Contrary to popular perception, the tribesmen of FATA are not a reclusive, isolationist lot. They have never hesitated to move out to various parts of the country and even abroad in search of opportunities. They have displayed immense entrepreneurial skills in dominating the long-haul trucking sector. Their abilities can be further honed and nurtured in the context of an effective local bodies system working under a democratic setup, in line with the rest of the country. The long-standing family and tribal ties the tribesmen straddling the border enjoy should not at the same time be suffocated by a sealed border but be nurtured through joint economic enterprises.
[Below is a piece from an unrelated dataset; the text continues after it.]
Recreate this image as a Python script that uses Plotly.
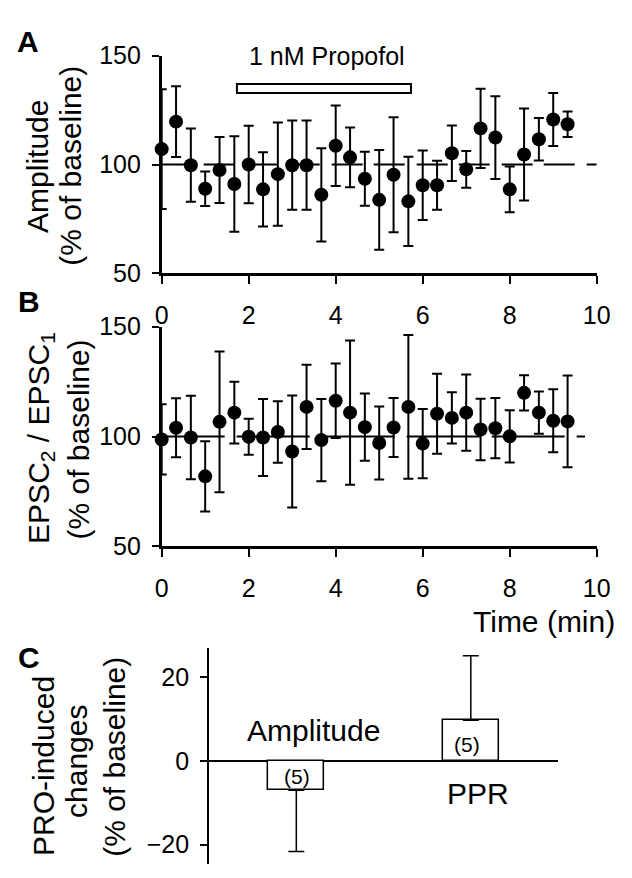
import plotly.graph_objects as go

W, H = 632, 878

# ---------------- data ----------------
time_min = [0.0, 0.33, 0.67, 1.0, 1.33, 1.67, 2.0, 2.33, 2.67, 3.0, 3.33, 3.67, 4.0, 4.33, 4.67,
            5.0, 5.33, 5.67, 6.0, 6.33, 6.67, 7.0, 7.33, 7.67, 8.0, 8.33, 8.67, 9.0, 9.33]

amp_mean = [107.1, 119.7, 99.7, 88.9, 97.5, 91.1, 100.0, 88.6, 95.6, 99.7, 99.7, 86.1, 108.6, 103.3, 93.5,
            83.8, 95.3, 83.1, 90.5, 90.5, 105.2, 97.8, 116.6, 112.4, 88.6, 104.6, 111.6, 120.7, 118.5]
amp_err = [27.5, 16.2, 16.8, 7.9, 15.2, 21.9, 17.8, 17.1, 23.7, 20.5, 20.5, 21.4, 18.5, 13.7, 12.4,
           22.9, 26.4, 20.5, 16.0, 11.2, 12.7, 8.4, 18.2, 19.0, 10.5, 21.1, 9.8, 12.2, 5.9]

ppr_mean = [98.7, 104.0, 99.6, 81.9, 106.7, 110.9, 99.9, 99.6, 102.1, 93.2, 113.5, 98.4, 116.3, 110.9, 104.3,
            97.1, 104.1, 113.5, 96.8, 110.4, 108.5, 110.9, 103.2, 103.8, 100.1, 119.9, 110.9, 107.2, 106.9]
ppr_err = [16.0, 13.4, 19.0, 16.0, 32.0, 14.0, 8.2, 17.5, 14.0, 25.5, 19.2, 18.7, 17.0, 32.8, 15.3,
           16.6, 13.4, 32.7, 15.8, 18.2, 11.7, 17.4, 14.0, 13.7, 11.9, 8.0, 9.6, 14.3, 20.9]

baseline_a_x = [0.0, 10.0]
baseline_b_x = [0.0, 9.73]
baseline_y = [100, 100]

drug_start, drug_end = 1.73, 5.73
drug_label = "1 nM Propofol"

change_cats = ["Amplitude", "PPR"]
change_mean = [-7.0, 9.7]
change_err = [14.6, 15.4]
change_n = [5, 5]

x_ticks = [0, 2, 4, 6, 8, 10]
y_ticks_ab = [50, 100, 150]
y_ticks_c = [-20, 0, 20]

# ---------------- helpers ----------------
def fx(p):
    return p / W

def fy(p):
    return 1 - p / H

FONT = "Arial, Liberation Sans, sans-serif"
TICK = dict(family=FONT, size=25, color="black")
TITLE = 30

fig = go.Figure()

# baseline lines
fig.add_trace(go.Scatter(x=baseline_a_x, y=baseline_y, mode="lines", xaxis="x", yaxis="y",
                         line=dict(color="black", width=2, dash="31px,11px,31px,12px"),
                         showlegend=False, hoverinfo="skip"))
fig.add_trace(go.Scatter(x=baseline_b_x, y=baseline_y, mode="lines", xaxis="x2", yaxis="y2",
                         line=dict(color="black", width=2,
                                   dash="63px,12px,73px,12px,73px,12px,73px,12px,73px,12px,73px,12px"),
                         showlegend=False, hoverinfo="skip"))

# panel A points
fig.add_trace(go.Scatter(x=time_min, y=amp_mean, mode="markers", xaxis="x", yaxis="y",
                         marker=dict(color="black", size=14),
                         error_y=dict(type="data", array=amp_err, color="black", thickness=2, width=5),
                         cliponaxis=False, showlegend=False))
# panel B points
fig.add_trace(go.Scatter(x=time_min, y=ppr_mean, mode="markers", xaxis="x2", yaxis="y2",
                         marker=dict(color="black", size=14),
                         error_y=dict(type="data", array=ppr_err, color="black", thickness=2, width=5),
                         cliponaxis=False, showlegend=False))

# panel C bars
plus = [e if m > 0 else 0 for m, e in zip(change_mean, change_err)]
minus = [e if m < 0 else 0 for m, e in zip(change_mean, change_err)]
fig.add_trace(go.Bar(x=change_cats, y=change_mean, xaxis="x3", yaxis="y3", width=0.32,
                     marker=dict(color="white", line=dict(color="black", width=1.5)),
                     error_y=dict(type="data", symmetric=False, array=plus, arrayminus=minus,
                                  color="black", thickness=1.5, width=8),
                     showlegend=False))

axis_common = dict(showline=True, linecolor="black", linewidth=2.5, ticks="outside", tickcolor="black",
                   tickwidth=2, showgrid=False, zeroline=False, tickfont=TICK)

fig.update_layout(
    width=W, height=H, margin=dict(l=0, r=0, t=0, b=0),
    paper_bgcolor="white", plot_bgcolor="white",
    font=dict(family=FONT, color="black"),
    xaxis=dict(domain=[fx(160), fx(610)], range=[0, 10], tickvals=x_ticks, ticklen=8,
               ticklabelstandoff=10, anchor="y", **axis_common),
    yaxis=dict(domain=[fy(268), fy(43)], range=[50, 150], tickvals=y_ticks_ab, ticklen=7,
               ticklabelstandoff=6, anchor="x", **axis_common),
    xaxis2=dict(domain=[fx(160), fx(610)], range=[0, 10], tickvals=x_ticks, ticklen=8,
                ticklabelstandoff=10, anchor="y2", **axis_common),
    yaxis2=dict(domain=[fy(550), fy(323)], range=[50, 150], tickvals=y_ticks_ab, ticklen=7,
                ticklabelstandoff=6, anchor="x2", **axis_common),
    xaxis3=dict(domain=[fx(209), fx(570)], range=[-0.5, 1.5], type="category", visible=False,
                anchor="y3"),
    yaxis3=dict(domain=[0, fy(655)], range=[-24.6, 26.9], tickvals=y_ticks_c, ticklen=7,
                ticklabelstandoff=6, anchor="x3", showline=True, linecolor="black", linewidth=2,
                ticks="outside", tickcolor="black", tickwidth=1.5, showgrid=False,
                zeroline=True, zerolinecolor="black", zerolinewidth=2, tickfont=TICK),
    bargap=0,
)

# drug application bar
fig.add_shape(type="rect", xref="x", yref="y", x0=drug_start, x1=drug_end, y0=132.8, y1=137.0,
              line=dict(color="black", width=2), fillcolor="white", layer="above")

ann = []

def add_text(text, x, y, size, angle=0, bold=False, xanchor="center"):
    t = f"<b>{text}</b>" if bold else text
    ann.append(dict(text=t, x=fx(x), y=fy(y), xref="paper", yref="paper", showarrow=False,
                    textangle=angle, xanchor=xanchor, yanchor="middle",
                    font=dict(family=FONT, size=size, color="black")))

add_text("A", 22, 28, 30, bold=True)
add_text("B", 23, 297, 30, bold=True)
add_text("C", 23, 665, 30, bold=True)
add_text(drug_label, 331, 43, 25)

add_text("Amplitude", 32, 157, TITLE, angle=-90)
add_text("(% of baseline)", 66, 157, TITLE, angle=-90)
add_text("EPSC<sub>2</sub> / EPSC<sub>1</sub>", 34, 438, TITLE, angle=-90)
add_text("(% of baseline)", 74, 440, TITLE, angle=-90)
add_text("PRO-induced", 37, 777, TITLE, angle=-90)
add_text("changes", 72, 772, TITLE, angle=-90)
add_text("(% of baseline)", 111, 767, TITLE, angle=-90)

add_text("Time (min)", 631, 628, TITLE, xanchor="right")

add_text(change_cats[0], 317, 740, TITLE)
add_text(change_cats[1], 487, 805, TITLE)
add_text(f"({change_n[0]})", 300, 788, 21)
add_text(f"({change_n[1]})", 476, 755, 21)

fig.update_layout(annotations=ann)

fig.write_html(
    "out.html",
    config={"displayModeBar": False},
    post_script="document.body.style.margin='0';document.body.style.padding='0';"
                "document.documentElement.style.overflow='hidden';document.body.style.overflow='hidden';",
)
A major initiative endorsed by the Obama administration has been the setting up of Reconstruction Opportunity Zones akin to that existing along the Jordan-Israeli border, the Egyptian-Israeli border and even the US-Mexican border. Apart from FATA, other neglected regions to the South also need to be brought into the mainstream if the genie of militancy is to be contained. In this troubled region, like elsewhere, peace and prosperity are intricately interlinked and sooner rather than later realisation has to sink in that it is only by joining hands to achieve one can the other become a reality.

 

Note: This article was published in the December 2017 edition of the Global Age monthly magazine.